An Oklahoma police chief says an on-duty officer who picked up an order at a local Starbucks found the word "pig" on the drinks' labels instead of the officer's name. 

Johnny O'Mara, the police chief in Kiefer, Oklahoma, shared an image of the cup in a Facebook post Thursday, explaining the officer had bought coffee for the town's 911 dispatchers "as a thank you for all they do."

"This is what he gets for being nice," O'Mara wrote in the post.

"It’s another tiny pinprick into the heart of men and women who are asking themselves more often: 'Why am I doing this?'" he continued.

He added the coffee shop offered to replace the coffee with a proper label, an offer he denied.
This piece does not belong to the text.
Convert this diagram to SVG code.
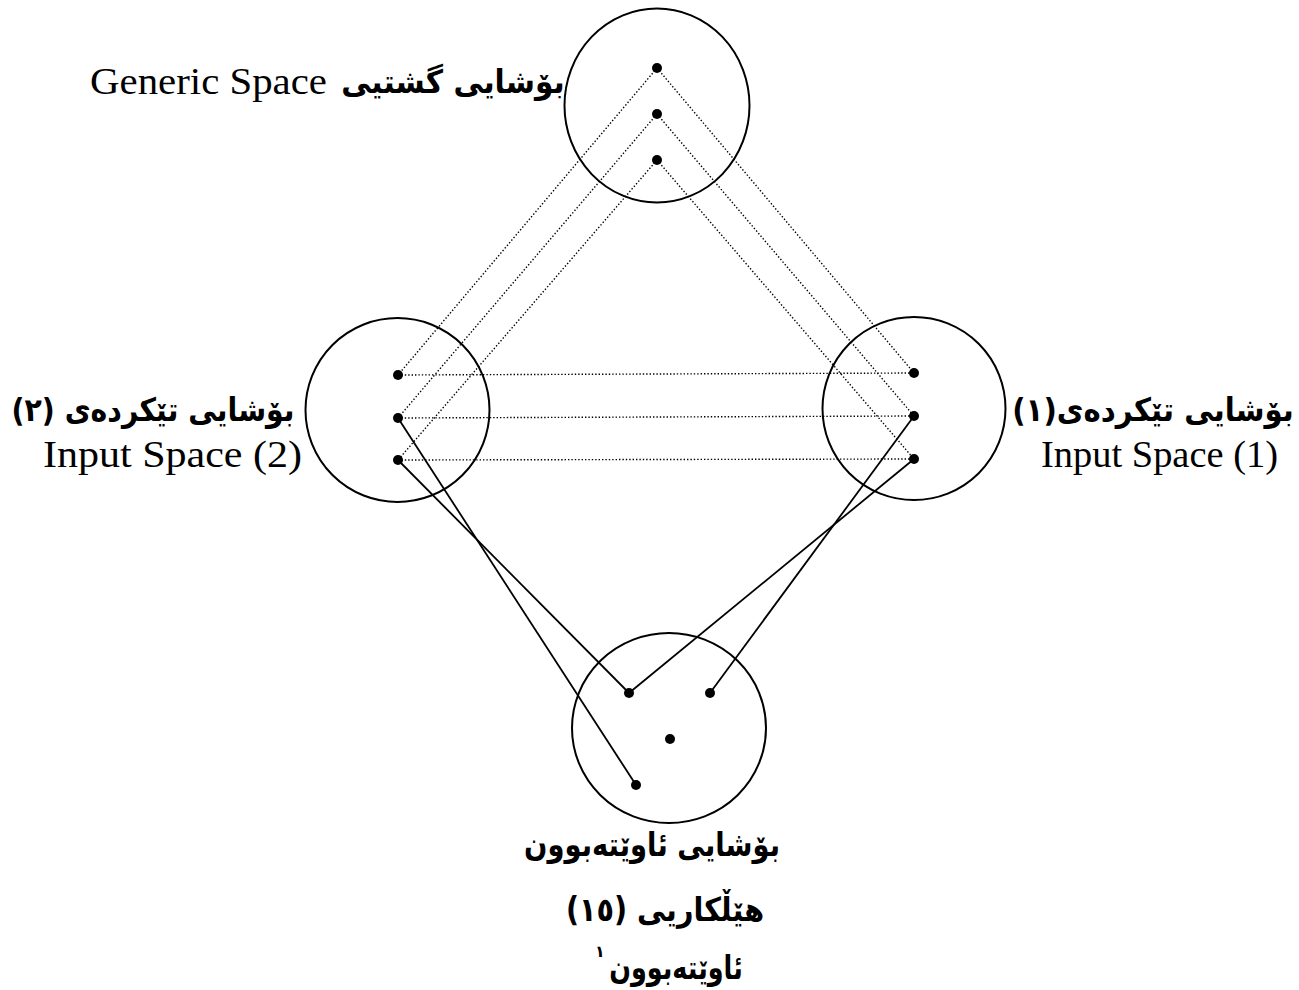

A Starbucks representative did not immediately respond to a request for comment from USA TODAY, but Jory Mendes, a Starbucks spokesman, confirmed to KOKH-TV in Oklahoma City and KTUL-TV in Tulsa that Starbucks has apologized and suspended a barista pending an investigation.

"What irks me is the absolute and total disrespect for a police officer who, instead of being home with family and enjoying a meal and a football game, is patrolling his little town," O'Mara wrote.

Kiefer, Oklahoma's population was 1,973 as of 2017, according to the United States Census Bureau.

Representatives from the Kiefer Police Department did not immediately respond to a request for comment from USA TODAY.